The whole game is filled with an awesome sound track of music that you can choose as you are driving the super killer hot rod type vehicle that you can upgrade with weapons and spout blood that somehow kills your enemies. I can only imagine that it is bat blood. Those that are totally awesome are immune (and for those of you who don’t know, Ozzy Osborne once bit the head off of a bat on stage thinking it was a prop that was thrown by a fan. It was not. It was indeed a real bat.).
Anyhow, the voice actors include, Jack Black, Ozzy Osborne, Lars Halford, and Lemmy Kilmister. That alone makes the video game epic in my mind.

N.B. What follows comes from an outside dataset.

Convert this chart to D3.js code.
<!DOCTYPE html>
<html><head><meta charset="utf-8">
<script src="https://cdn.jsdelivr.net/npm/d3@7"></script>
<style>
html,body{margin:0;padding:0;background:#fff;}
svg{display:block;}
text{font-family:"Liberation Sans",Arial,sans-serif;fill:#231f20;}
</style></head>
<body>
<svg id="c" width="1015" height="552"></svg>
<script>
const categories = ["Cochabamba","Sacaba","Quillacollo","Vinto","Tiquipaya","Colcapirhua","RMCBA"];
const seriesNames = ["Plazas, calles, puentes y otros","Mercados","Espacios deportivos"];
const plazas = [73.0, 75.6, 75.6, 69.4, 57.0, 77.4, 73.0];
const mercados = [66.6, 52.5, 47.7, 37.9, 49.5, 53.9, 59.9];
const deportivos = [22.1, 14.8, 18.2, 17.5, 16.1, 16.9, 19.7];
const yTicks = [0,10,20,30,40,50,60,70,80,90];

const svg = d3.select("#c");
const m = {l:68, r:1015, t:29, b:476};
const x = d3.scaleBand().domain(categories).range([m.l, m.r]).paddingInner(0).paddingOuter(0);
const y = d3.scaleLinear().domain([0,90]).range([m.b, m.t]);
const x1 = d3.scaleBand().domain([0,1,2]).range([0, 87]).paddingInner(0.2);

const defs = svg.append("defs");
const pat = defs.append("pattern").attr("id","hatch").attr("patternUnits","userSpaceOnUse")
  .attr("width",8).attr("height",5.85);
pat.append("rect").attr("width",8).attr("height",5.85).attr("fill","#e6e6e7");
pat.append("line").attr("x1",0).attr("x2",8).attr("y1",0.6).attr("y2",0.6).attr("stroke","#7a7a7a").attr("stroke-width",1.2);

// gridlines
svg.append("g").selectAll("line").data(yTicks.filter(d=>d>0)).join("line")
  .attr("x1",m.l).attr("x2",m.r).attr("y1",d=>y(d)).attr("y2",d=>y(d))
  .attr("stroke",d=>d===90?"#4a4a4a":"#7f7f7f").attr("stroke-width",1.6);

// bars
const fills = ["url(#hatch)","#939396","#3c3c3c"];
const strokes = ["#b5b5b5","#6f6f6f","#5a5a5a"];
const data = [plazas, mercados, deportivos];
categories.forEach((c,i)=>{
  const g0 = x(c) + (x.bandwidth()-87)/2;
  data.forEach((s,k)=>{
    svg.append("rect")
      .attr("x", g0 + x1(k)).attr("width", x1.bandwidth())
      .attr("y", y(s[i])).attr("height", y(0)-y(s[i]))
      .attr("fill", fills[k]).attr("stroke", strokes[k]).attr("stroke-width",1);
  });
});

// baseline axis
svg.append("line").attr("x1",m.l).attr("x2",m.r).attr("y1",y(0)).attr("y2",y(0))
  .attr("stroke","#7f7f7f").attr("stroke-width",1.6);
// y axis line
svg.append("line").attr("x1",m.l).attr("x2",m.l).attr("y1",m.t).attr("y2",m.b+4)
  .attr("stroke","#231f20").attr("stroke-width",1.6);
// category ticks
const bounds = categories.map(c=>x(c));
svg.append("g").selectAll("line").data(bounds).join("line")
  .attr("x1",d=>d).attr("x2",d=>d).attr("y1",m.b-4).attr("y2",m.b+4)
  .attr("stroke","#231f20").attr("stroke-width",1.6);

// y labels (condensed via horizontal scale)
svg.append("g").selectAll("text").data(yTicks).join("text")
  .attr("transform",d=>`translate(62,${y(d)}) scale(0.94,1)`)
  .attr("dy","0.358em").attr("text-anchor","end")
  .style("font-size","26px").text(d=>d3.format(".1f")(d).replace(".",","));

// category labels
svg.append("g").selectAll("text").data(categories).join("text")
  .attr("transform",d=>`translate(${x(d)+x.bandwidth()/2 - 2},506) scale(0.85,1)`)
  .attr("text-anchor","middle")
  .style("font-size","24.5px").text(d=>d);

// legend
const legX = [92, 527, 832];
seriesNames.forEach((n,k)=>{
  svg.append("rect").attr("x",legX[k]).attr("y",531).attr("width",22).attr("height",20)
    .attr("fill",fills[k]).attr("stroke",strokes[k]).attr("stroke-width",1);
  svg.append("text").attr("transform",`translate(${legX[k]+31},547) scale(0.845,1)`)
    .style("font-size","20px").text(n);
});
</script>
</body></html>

This whole time watching my husband play the amazing game that I played when it came out, caused me to ponder the awesomeness of the power of metal. It illicits a feeling of epicness for me. Like the world is my oyster and I can do anything. I may be slightly biased toward metal due to my upbringing. After all, I only had the option of my mother’s Korean gospel music or my father’s awesome metal. Keeping in mind, growing up, I lived in a lower rent area fairly close to a military base (my father was in the army for 20 years). The musical influences of the time were also very different. Do you remember that old nickelodeon show, All That? Well, if you do, you’d know that it was a comedic children’s show that had a musical act at the end of every show, mostly that of the rap or R&B genre. Well….. my mother forbade us, me and my sister, to watch the end of the show. MTV was also off limits. She seemed to think that the music that kids and teens listened to was evil and all spoke of killing your mother. It was like I lived in the Footloose town (though I have never seen that movie. I only know of the movie from pop culture references like was in How I Met Your Mother for that one episode. You know the one I’m talking about.) except it wasn’t dancing that was evil. It was music.

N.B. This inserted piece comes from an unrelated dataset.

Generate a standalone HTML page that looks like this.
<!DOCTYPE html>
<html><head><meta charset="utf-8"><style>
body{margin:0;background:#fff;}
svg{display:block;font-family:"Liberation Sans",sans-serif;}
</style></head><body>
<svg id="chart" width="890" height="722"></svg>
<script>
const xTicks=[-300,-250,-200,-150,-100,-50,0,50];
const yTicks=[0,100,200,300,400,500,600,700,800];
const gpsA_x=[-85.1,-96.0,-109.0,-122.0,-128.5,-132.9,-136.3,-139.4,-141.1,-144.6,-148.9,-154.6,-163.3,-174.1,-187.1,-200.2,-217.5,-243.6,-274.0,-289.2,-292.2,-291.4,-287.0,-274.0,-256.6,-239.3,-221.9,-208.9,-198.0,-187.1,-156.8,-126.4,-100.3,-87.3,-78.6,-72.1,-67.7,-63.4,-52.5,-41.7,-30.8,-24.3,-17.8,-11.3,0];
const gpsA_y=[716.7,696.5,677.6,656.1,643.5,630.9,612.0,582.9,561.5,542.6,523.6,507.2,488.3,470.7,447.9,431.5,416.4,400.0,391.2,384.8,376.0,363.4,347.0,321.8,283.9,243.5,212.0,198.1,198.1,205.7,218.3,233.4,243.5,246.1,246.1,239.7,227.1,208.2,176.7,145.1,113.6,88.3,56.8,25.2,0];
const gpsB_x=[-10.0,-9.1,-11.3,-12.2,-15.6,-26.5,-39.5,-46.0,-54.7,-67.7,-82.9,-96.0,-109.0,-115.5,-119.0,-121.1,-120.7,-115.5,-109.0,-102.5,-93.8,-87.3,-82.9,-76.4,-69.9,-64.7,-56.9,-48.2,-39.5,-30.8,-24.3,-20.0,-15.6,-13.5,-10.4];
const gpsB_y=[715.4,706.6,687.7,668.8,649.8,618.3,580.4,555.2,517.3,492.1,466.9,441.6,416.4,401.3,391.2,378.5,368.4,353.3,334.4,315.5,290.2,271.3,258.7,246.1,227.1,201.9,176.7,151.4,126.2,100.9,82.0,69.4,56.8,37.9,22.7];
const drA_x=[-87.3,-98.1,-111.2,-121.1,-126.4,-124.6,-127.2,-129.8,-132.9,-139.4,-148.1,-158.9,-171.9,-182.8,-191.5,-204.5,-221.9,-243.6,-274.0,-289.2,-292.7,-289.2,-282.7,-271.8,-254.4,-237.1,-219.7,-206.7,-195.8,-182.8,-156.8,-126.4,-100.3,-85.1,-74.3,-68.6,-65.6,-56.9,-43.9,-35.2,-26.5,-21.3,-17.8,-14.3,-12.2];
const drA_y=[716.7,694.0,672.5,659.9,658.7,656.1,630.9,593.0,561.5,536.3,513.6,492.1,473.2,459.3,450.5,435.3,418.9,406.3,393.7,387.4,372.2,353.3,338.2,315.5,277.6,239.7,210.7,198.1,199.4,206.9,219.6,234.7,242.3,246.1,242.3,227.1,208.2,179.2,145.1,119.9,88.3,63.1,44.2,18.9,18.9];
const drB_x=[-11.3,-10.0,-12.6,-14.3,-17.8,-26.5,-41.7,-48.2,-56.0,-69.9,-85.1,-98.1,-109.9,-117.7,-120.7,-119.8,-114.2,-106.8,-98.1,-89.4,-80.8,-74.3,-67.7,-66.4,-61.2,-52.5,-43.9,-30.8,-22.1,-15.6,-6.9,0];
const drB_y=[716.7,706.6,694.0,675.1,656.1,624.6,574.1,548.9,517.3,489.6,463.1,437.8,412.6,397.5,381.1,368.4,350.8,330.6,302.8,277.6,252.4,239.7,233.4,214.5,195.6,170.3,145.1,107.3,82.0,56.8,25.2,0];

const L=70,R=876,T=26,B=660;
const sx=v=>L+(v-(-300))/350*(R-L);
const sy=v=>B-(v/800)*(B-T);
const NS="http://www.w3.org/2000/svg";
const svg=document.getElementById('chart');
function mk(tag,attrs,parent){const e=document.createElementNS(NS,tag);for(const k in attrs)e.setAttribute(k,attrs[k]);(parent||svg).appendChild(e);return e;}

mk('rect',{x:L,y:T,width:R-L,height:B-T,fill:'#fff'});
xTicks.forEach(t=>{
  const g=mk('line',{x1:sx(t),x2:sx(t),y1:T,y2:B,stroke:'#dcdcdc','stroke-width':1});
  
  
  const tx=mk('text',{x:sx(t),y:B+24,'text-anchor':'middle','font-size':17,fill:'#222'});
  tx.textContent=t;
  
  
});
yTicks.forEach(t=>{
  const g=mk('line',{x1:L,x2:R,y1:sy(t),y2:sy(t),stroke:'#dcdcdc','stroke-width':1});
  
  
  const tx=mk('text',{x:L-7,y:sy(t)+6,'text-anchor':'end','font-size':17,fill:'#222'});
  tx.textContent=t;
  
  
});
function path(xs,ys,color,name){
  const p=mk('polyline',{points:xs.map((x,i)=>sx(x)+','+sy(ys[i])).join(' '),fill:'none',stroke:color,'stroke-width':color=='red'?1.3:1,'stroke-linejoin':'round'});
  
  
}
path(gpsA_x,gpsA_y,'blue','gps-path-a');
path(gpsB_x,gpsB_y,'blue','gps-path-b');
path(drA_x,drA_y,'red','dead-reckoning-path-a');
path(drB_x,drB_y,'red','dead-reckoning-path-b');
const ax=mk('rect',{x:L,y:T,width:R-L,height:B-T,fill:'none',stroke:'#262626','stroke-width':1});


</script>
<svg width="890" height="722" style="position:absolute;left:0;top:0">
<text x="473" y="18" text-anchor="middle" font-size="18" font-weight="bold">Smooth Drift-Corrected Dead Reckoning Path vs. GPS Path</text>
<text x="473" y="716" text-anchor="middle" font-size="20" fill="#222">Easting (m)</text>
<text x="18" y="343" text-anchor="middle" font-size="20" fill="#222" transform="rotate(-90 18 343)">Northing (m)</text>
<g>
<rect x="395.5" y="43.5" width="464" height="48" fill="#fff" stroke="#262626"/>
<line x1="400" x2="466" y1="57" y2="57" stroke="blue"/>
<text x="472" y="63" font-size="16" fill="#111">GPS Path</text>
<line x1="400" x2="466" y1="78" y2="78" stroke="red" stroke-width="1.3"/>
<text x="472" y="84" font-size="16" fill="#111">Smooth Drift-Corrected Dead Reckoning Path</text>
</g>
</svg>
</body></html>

Now, keep in mind, we found ways to listen to the popular music of the time like TLC or Boys 2 Men. Especially when my mother had company over and was distracted. We also snuck watching MTV when my parents were out doing errands. We would have nickelodeon on the previous channel so we could quickly change it when the garage door opened. As we grew and continued to try to defy my mother’s wishes, she eventually gave up when we moved to a more “upscale” area. I am sad to say, that the first album I ever bought (age 10) was the Spice Girls. How naïve I was.

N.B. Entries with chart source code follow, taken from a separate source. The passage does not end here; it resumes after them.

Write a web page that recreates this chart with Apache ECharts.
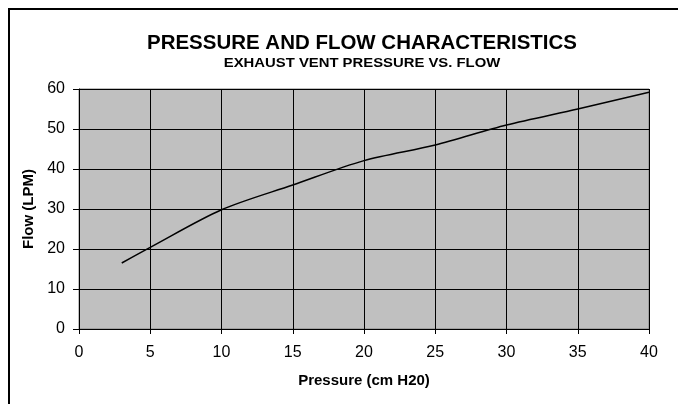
<!DOCTYPE html>
<html lang="en">
<head>
    <meta charset="UTF-8">
    <title>Pressure and Flow</title>
    <script src="https://cdn.jsdelivr.net/npm/echarts@6/dist/echarts.min.js"></script>
    <style>
        html, body { margin: 0; padding: 0; background: #fff; }
    </style>
</head>
<body>
    <div id="echarts" style="width: 678px; height: 404px;"></div>
    <script>
        const pressureArr = [3, 5, 10, 15, 20, 25, 30, 35, 40];
        const flowArr = [16.5, 20.4, 29.8, 36, 42.1, 46, 51, 55, 59.2];
        const titleText = 'PRESSURE AND FLOW CHARACTERISTICS';
        const subText = 'EXHAUST VENT PRESSURE VS. FLOW';

        const font = '"Liberation Sans", Arial, sans-serif';
        const myChart = echarts.init(document.querySelector('#echarts'));
        const option = {
            backgroundColor: '#fff',
            animation: false,
            graphic: [
                { // outer frame, runs off the right and bottom edge
                    type: 'rect',
                    shape: { x: 9, y: 9, width: 720, height: 440 },
                    style: { fill: 'none', stroke: '#000', lineWidth: 2 }
                },
                {
                    type: 'text',
                    x: 362, y: 34,
                    scaleX: 1.05,
                    style: { text: titleText, textAlign: 'center', fill: '#000', font: 'bold 19.5px ' + font }
                },
                {
                    type: 'text',
                    x: 362, y: 56,
                    scaleX: 1.1,
                    style: { text: subText, textAlign: 'center', fill: '#000', font: 'bold 13.5px ' + font }
                }
            ],
            grid: {
                left: 79,
                right: 29,
                top: 89,
                bottom: 75,
                show: true,
                backgroundColor: '#c0c0c0',
                borderColor: '#808080',
                borderWidth: 1
            },
            xAxis: {
                type: 'value',
                min: 0,
                max: 40,
                interval: 5,
                name: 'Pressure (cm H20)',
                nameLocation: 'middle',
                nameGap: 44,
                nameTextStyle: { color: '#000', fontSize: 15, fontWeight: 'bold', fontFamily: font },
                axisLine: { lineStyle: { color: '#000', width: 1 } },
                axisTick: { show: true, length: 5, lineStyle: { color: '#000' } },
                axisLabel: { color: '#000', fontSize: 16, fontFamily: font, margin: 16 },
                splitLine: { show: true, lineStyle: { color: '#000', width: 1 } }
            },
            yAxis: {
                type: 'value',
                min: 0,
                max: 60,
                interval: 10,
                name: 'Flow (LPM)',
                nameLocation: 'middle',
                nameGap: 40,
                nameRotate: 90,
                nameTextStyle: { color: '#000', fontSize: 15, fontWeight: 'bold', fontFamily: font },
                axisLine: { show: true, lineStyle: { color: '#000', width: 1 } },
                axisTick: { show: true, length: 6, lineStyle: { color: '#000' } },
                axisLabel: { color: '#000', fontSize: 16, fontFamily: font, margin: 14 },
                splitLine: { show: true, lineStyle: { color: '#000', width: 1 } }
            },
            series: [
                {
                    type: 'line',
                    data: pressureArr.map((p, i) => [p, flowArr[i]]),
                    smooth: 0.3,
                    symbol: 'none',
                    lineStyle: { color: '#000', width: 1.5 }
                }
            ]
        };
        myChart.setOption(option);
    </script>
</body>
</html>
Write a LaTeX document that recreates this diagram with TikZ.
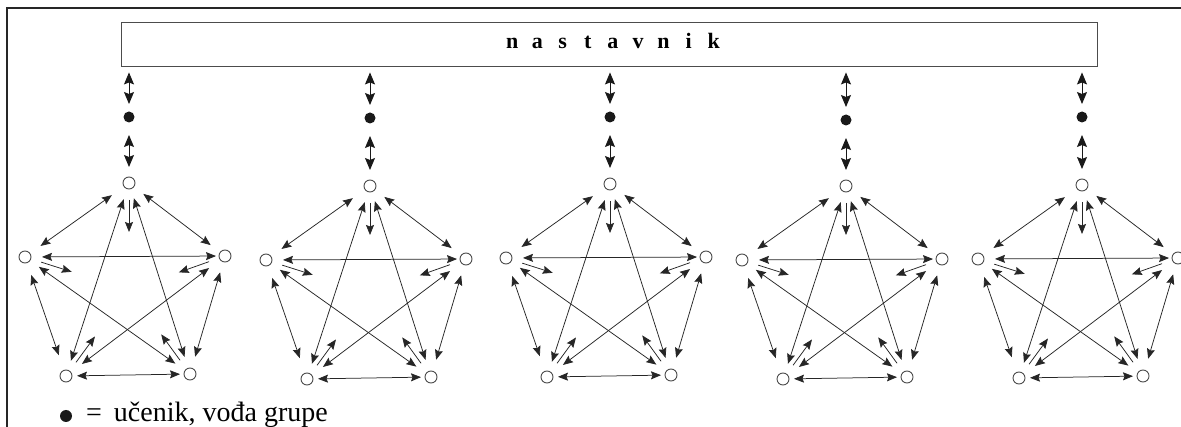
\documentclass[tikz,border=0pt]{standalone}
\usepackage{fontspec}
\setmainfont{Liberation Serif}
\usetikzlibrary{arrows.meta,calc}
\newcommand\spacedletter[1]{\makebox[25.2pt]{#1}}
\begin{document}
\begin{tikzpicture}[x=1pt,y=-1pt,
 pnode/.style={circle,draw=black!70,line width=0.9pt,minimum size=12pt,inner sep=0pt,fill=white},
 lead/.style={circle,fill=black!90,minimum size=11pt,inner sep=0pt},
 pedge/.style={line width=0.75pt,draw=black!85,{Stealth[length=10pt,width=8pt,inset=1.5pt]}-{Stealth[length=10pt,width=8pt,inset=1.5pt]}},
 inarrow/.style={line width=0.75pt,draw=black!85,-{Stealth[length=10pt,width=8pt,inset=1.5pt]}},
 varrow/.style={line width=0.9pt,draw=black!90,{Stealth[length=12pt,width=10pt,inset=2pt]}-{Stealth[length=12pt,width=10pt,inset=2pt]}},
]
\useasboundingbox (0,0) rectangle (1181,427);
\fill[white] (0,0) rectangle (1181,427);
% outer frame (cut on right and bottom)
\draw[line width=1.2pt,black!85] (1181,8) -- (7,8) -- (7,427);
% teacher box
\node[draw=black!70,line width=0.9pt,minimum width=976pt,minimum height=44pt,inner sep=0pt] (box) at (609,44) {};
\node[anchor=base,inner sep=0pt,font=\bfseries\fontsize{22}{24}\selectfont] (title) at (613,49)
 {\spacedletter{n}\spacedletter{a}\spacedletter{s}\spacedletter{t}\spacedletter{a}\spacedletter{v}\spacedletter{n}\spacedletter{i}\spacedletter{k}};
\foreach \i/\x/\y/\d in {1/129/183/117,2/370/186/118,3/610/184/117,4/846/186/120,5/1082/185/117} {
 \node[pnode] (t\i) at (\x,\y) {};
 \node[pnode] (l\i) at (\x-104,\y+74) {};
 \node[pnode] (r\i) at (\x+96,\y+73) {};
 \node[pnode] (bl\i) at (\x-63,\y+193) {};
 \node[pnode] (br\i) at (\x+61,\y+191) {};
 \node[lead] (d\i) at (\x,\d) {};
 \coordinate (c\i) at (\x,\y+107);
 \coordinate (b\i) at (box.south -| d\i);
 % teacher <-> leader <-> group
 \draw[varrow,shorten <=6pt,shorten >=13pt] (b\i) -- (d\i.center);
 \draw[varrow,shorten <=18pt,shorten >=16pt] (d\i.center) -- (t\i.center);
 % all pairs
 \draw[pedge,shorten <=21pt,shorten >=19pt] (t\i.center) -- (l\i.center);
 \draw[pedge,shorten <=18pt,shorten >=18pt] (t\i.center) -- (r\i.center);
 \draw[pedge,shorten <=17pt,shorten >=16pt] (t\i.center) -- (bl\i.center);
 \draw[pedge,shorten <=16pt,shorten >=18pt] (t\i.center) -- (br\i.center);
 \draw[pedge,shorten <=17pt,shorten >=9pt] (l\i.center) -- (r\i.center);
 \draw[pedge,shorten <=19pt,shorten >=22pt] (l\i.center) -- (bl\i.center);
 \draw[pedge,shorten <=17pt,shorten >=18pt] (l\i.center) -- (br\i.center);
 \draw[pedge,shorten <=20pt,shorten >=20pt] (r\i.center) -- (bl\i.center);
 \draw[pedge,shorten <=17pt,shorten >=18pt] (r\i.center) -- (br\i.center);
 \draw[pedge,shorten <=11pt,shorten >=10pt] (bl\i.center) -- (br\i.center);
 % short arrows towards the middle
 \foreach \n in {t,l,r,bl,br} {
  \draw[inarrow] ($(\n\i)!17pt!(c\i)$) -- ($(\n\i)!49pt!(c\i)$);
 }
}
% legend
\node[lead,minimum size=12pt] (lg) at (66,416) {};
\node[anchor=base west,inner sep=0pt,font=\fontsize{28}{30}\selectfont] (lt) at (86,422) {=\hspace{12pt}učenik, vođa grupe};
\end{tikzpicture}
\end{document}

After winning my musical freedom, and after the initial shock of getting to listen to music freely, I then went back to what I actually liked, not what was popular among my peers. I made by way back to metal. The power of metal was just too strong! It was because of metal that I finally was able to be myself. And I was able to be comfortable with who I was and I was much happier. I must say, that metal saved my life. Without metal, I would have become a ditzy automaton who tried endlessly for acceptance. Praise metal!